Output the material beneath this task exactly, images excluded.

INPUT ROWS —

■ ■ ■ ■

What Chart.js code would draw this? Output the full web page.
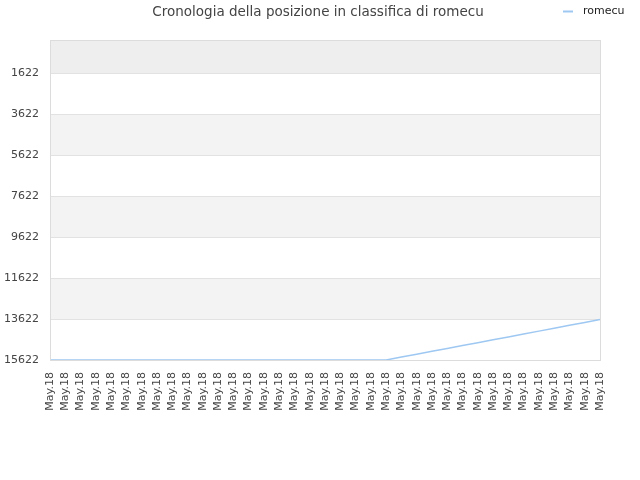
<!DOCTYPE html>
<html>
<head>
<meta charset="utf-8">
<script src="https://cdn.jsdelivr.net/npm/chart.js@4"></script>
<style>
  html, body { margin: 0; padding: 0; background: #fff; }
  #wrap { width: 640px; height: 480px; }
</style>
</head>
<body>
<div id="wrap"><canvas id="rankChart" width="640" height="480"></canvas></div>
<script>
// Chart data
var dates = [
    'May.18', 'May.18', 'May.18', 'May.18', 'May.18', 'May.18', 'May.18', 'May.18',
    'May.18', 'May.18', 'May.18', 'May.18', 'May.18', 'May.18', 'May.18', 'May.18',
    'May.18', 'May.18', 'May.18', 'May.18', 'May.18', 'May.18', 'May.18', 'May.18',
    'May.18', 'May.18', 'May.18', 'May.18', 'May.18', 'May.18', 'May.18', 'May.18',
    'May.18', 'May.18', 'May.18', 'May.18', 'May.18'
];
var positions = [
    15622, 15622, 15622, 15622, 15622, 15622, 15622, 15622,
    15622, 15622, 15622, 15622, 15622, 15622, 15622, 15622,
    15622, 15622, 15622, 15622, 15622, 15622, 15622, 15481,
    15340, 15199, 15058, 14917, 14776, 14635, 14495, 14354,
    14213, 14072, 13931, 13790, 13650
];
var yTicks = [1622, 3622, 5622, 7622, 9622, 11622, 13622, 15622];
var yMin = 12;
var yMax = 15622;

var seriesName = 'romecu';
var chartTitle = 'Cronologia della posizione in classifica di romecu';
var lineColor = '#9ec8f2';

// Alternating background bands, plot border, title and legend
var bandsPlugin = {
    id: 'bands',
    beforeDraw: function(chart) {
        var ctx = chart.ctx;
        var area = chart.chartArea;
        var y = chart.scales.y;
        ctx.save();
        var bands = [[yMin, yTicks[0], '#eeeeee']];
        for (var i = 1; i + 1 < yTicks.length; i += 2) {
            bands.push([yTicks[i], yTicks[i + 1], '#f3f3f3']);
        }
        bands.forEach(function(b) {
            var y1 = y.getPixelForValue(b[0]);
            var y2 = y.getPixelForValue(b[1]);
            ctx.fillStyle = b[2];
            ctx.fillRect(area.left, Math.min(y1, y2), area.right - area.left, Math.abs(y2 - y1));
        });
        ctx.restore();
    },
    afterDraw: function(chart) {
        var ctx = chart.ctx;
        var area = chart.chartArea;
        ctx.save();
        // plot border
        ctx.strokeStyle = '#dcdcdc';
        ctx.lineWidth = 1;
        ctx.strokeRect(area.left + 0.5, area.top + 0.5, area.right - area.left, area.bottom - area.top);
        // title
        ctx.fillStyle = '#444';
        ctx.font = '13.5px "DejaVu Sans", sans-serif';
        ctx.textBaseline = 'middle';
        ctx.textAlign = 'center';
        ctx.fillText(chartTitle, 318, 12);
        // legend at top right
        ctx.strokeStyle = lineColor;
        ctx.lineWidth = 2;
        ctx.beginPath();
        ctx.moveTo(563, 11.5);
        ctx.lineTo(573, 11.5);
        ctx.stroke();
        ctx.fillStyle = '#222';
        ctx.font = '11px "DejaVu Sans", sans-serif';
        ctx.textAlign = 'left';
        ctx.fillText(chart.data.datasets[0].label, 583, 11);
        ctx.restore();
    }
};

var ctx = document.getElementById('rankChart').getContext('2d');
var chart = new Chart(ctx, {
    type: 'line',
    data: {
        labels: dates,
        datasets: [{
            label: seriesName,
            data: positions,
            borderColor: lineColor,
            borderWidth: 1.5,
            pointRadius: 0,
            fill: false,
            tension: 0
        }]
    },
    options: {
        responsive: false,
        animation: false,
        devicePixelRatio: 1,
        layout: {
            padding: { left: 0, right: 40, top: 40, bottom: 0 }
        },
        plugins: {
            legend: { display: false },
            tooltip: { enabled: false },
            title: { display: false }
        },
        scales: {
            x: {
                type: 'category',
                offset: false,
                grid: { display: false },
                border: { display: false },
                ticks: {
                    autoSkip: false,
                    minRotation: 90,
                    maxRotation: 90,
                    color: '#444',
                    padding: 4,
                    font: { family: '"DejaVu Sans", sans-serif', size: 11 }
                },
                afterFit: function(scale) { scale.height = 120; }
            },
            y: {
                reverse: true,
                min: yMin,
                max: yMax,
                grid: { color: '#e2e2e2', drawTicks: false },
                border: { display: false },
                afterBuildTicks: function(scale) {
                    scale.ticks = yTicks.map(function(v) { return { value: v }; });
                },
                ticks: {
                    color: '#444',
                    padding: 11,
                    font: { family: '"DejaVu Sans", sans-serif', size: 11 },
                    callback: function(value) { return String(value); }
                },
                afterFit: function(scale) { scale.width = 50; }
            }
        }
    },
    plugins: [bandsPlugin]
});
</script>
</body>
</html>
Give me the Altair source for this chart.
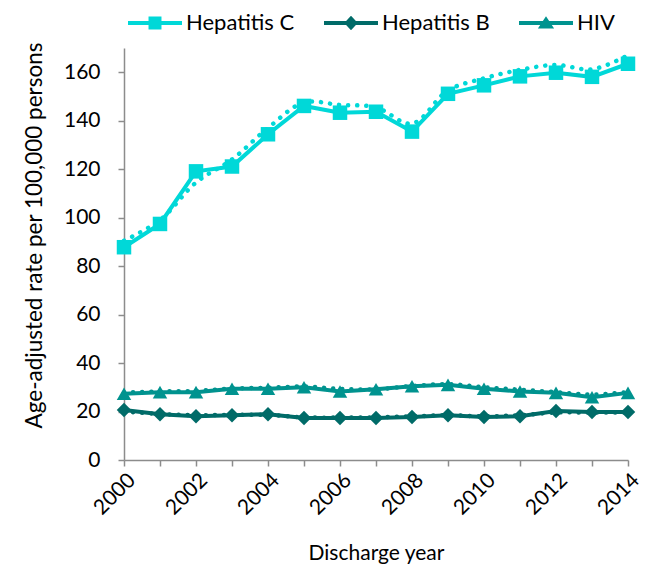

■ ■ ■ ■

SOLUTION FOR THIS PROBLEM —
What Chart.js code would draw this? Output the full web page.
<!DOCTYPE html>
<html>
<head>
<meta charset="utf-8">
<script src="https://cdn.jsdelivr.net/npm/chart.js@4"></script>
<style>
  html, body { margin: 0; padding: 0; background: #fff; }
  #wrap { width: 640px; height: 480px; }
</style>
</head>
<body>
<div id="wrap"><canvas id="rankChart" width="640" height="480"></canvas></div>
<script>
// Chart data
var dates = [
    'May.18', 'May.18', 'May.18', 'May.18', 'May.18', 'May.18', 'May.18', 'May.18',
    'May.18', 'May.18', 'May.18', 'May.18', 'May.18', 'May.18', 'May.18', 'May.18',
    'May.18', 'May.18', 'May.18', 'May.18', 'May.18', 'May.18', 'May.18', 'May.18',
    'May.18', 'May.18', 'May.18', 'May.18', 'May.18', 'May.18', 'May.18', 'May.18',
    'May.18', 'May.18', 'May.18', 'May.18', 'May.18'
];
var positions = [
    15622, 15622, 15622, 15622, 15622, 15622, 15622, 15622,
    15622, 15622, 15622, 15622, 15622, 15622, 15622, 15622,
    15622, 15622, 15622, 15622, 15622, 15622, 15622, 15481,
    15340, 15199, 15058, 14917, 14776, 14635, 14495, 14354,
    14213, 14072, 13931, 13790, 13650
];
var yTicks = [1622, 3622, 5622, 7622, 9622, 11622, 13622, 15622];
var yMin = 12;
var yMax = 15622;

var seriesName = 'romecu';
var chartTitle = 'Cronologia della posizione in classifica di romecu';
var lineColor = '#9ec8f2';

// Alternating background bands, plot border, title and legend
var bandsPlugin = {
    id: 'bands',
    beforeDraw: function(chart) {
        var ctx = chart.ctx;
        var area = chart.chartArea;
        var y = chart.scales.y;
        ctx.save();
        var bands = [[yMin, yTicks[0], '#eeeeee']];
        for (var i = 1; i + 1 < yTicks.length; i += 2) {
            bands.push([yTicks[i], yTicks[i + 1], '#f3f3f3']);
        }
        bands.forEach(function(b) {
            var y1 = y.getPixelForValue(b[0]);
            var y2 = y.getPixelForValue(b[1]);
            ctx.fillStyle = b[2];
            ctx.fillRect(area.left, Math.min(y1, y2), area.right - area.left, Math.abs(y2 - y1));
        });
        ctx.restore();
    },
    afterDraw: function(chart) {
        var ctx = chart.ctx;
        var area = chart.chartArea;
        ctx.save();
        // plot border
        ctx.strokeStyle = '#dcdcdc';
        ctx.lineWidth = 1;
        ctx.strokeRect(area.left + 0.5, area.top + 0.5, area.right - area.left, area.bottom - area.top);
        // title
        ctx.fillStyle = '#444';
        ctx.font = '13.5px "DejaVu Sans", sans-serif';
        ctx.textBaseline = 'middle';
        ctx.textAlign = 'center';
        ctx.fillText(chartTitle, 318, 12);
        // legend at top right
        ctx.strokeStyle = lineColor;
        ctx.lineWidth = 2;
        ctx.beginPath();
        ctx.moveTo(563, 11.5);
        ctx.lineTo(573, 11.5);
        ctx.stroke();
        ctx.fillStyle = '#222';
        ctx.font = '11px "DejaVu Sans", sans-serif';
        ctx.textAlign = 'left';
        ctx.fillText(chart.data.datasets[0].label, 583, 11);
        ctx.restore();
    }
};

var ctx = document.getElementById('rankChart').getContext('2d');
var chart = new Chart(ctx, {
    type: 'line',
    data: {
        labels: dates,
        datasets: [{
            label: seriesName,
            data: positions,
            borderColor: lineColor,
            borderWidth: 1.5,
            pointRadius: 0,
            fill: false,
            tension: 0
        }]
    },
    options: {
        responsive: false,
        animation: false,
        devicePixelRatio: 1,
        layout: {
            padding: { left: 0, right: 40, top: 40, bottom: 0 }
        },
        plugins: {
            legend: { display: false },
            tooltip: { enabled: false },
            title: { display: false }
        },
        scales: {
            x: {
                type: 'category',
                offset: false,
                grid: { display: false },
                border: { display: false },
                ticks: {
                    autoSkip: false,
                    minRotation: 90,
                    maxRotation: 90,
                    color: '#444',
                    padding: 4,
                    font: { family: '"DejaVu Sans", sans-serif', size: 11 }
                },
                afterFit: function(scale) { scale.height = 120; }
            },
            y: {
                reverse: true,
                min: yMin,
                max: yMax,
                grid: { color: '#e2e2e2', drawTicks: false },
                border: { display: false },
                afterBuildTicks: function(scale) {
                    scale.ticks = yTicks.map(function(v) { return { value: v }; });
                },
                ticks: {
                    color: '#444',
                    padding: 11,
                    font: { family: '"DejaVu Sans", sans-serif', size: 11 },
                    callback: function(value) { return String(value); }
                },
                afterFit: function(scale) { scale.width = 50; }
            }
        }
    },
    plugins: [bandsPlugin]
});
</script>
</body>
</html>
Give me the Altair source for this chart.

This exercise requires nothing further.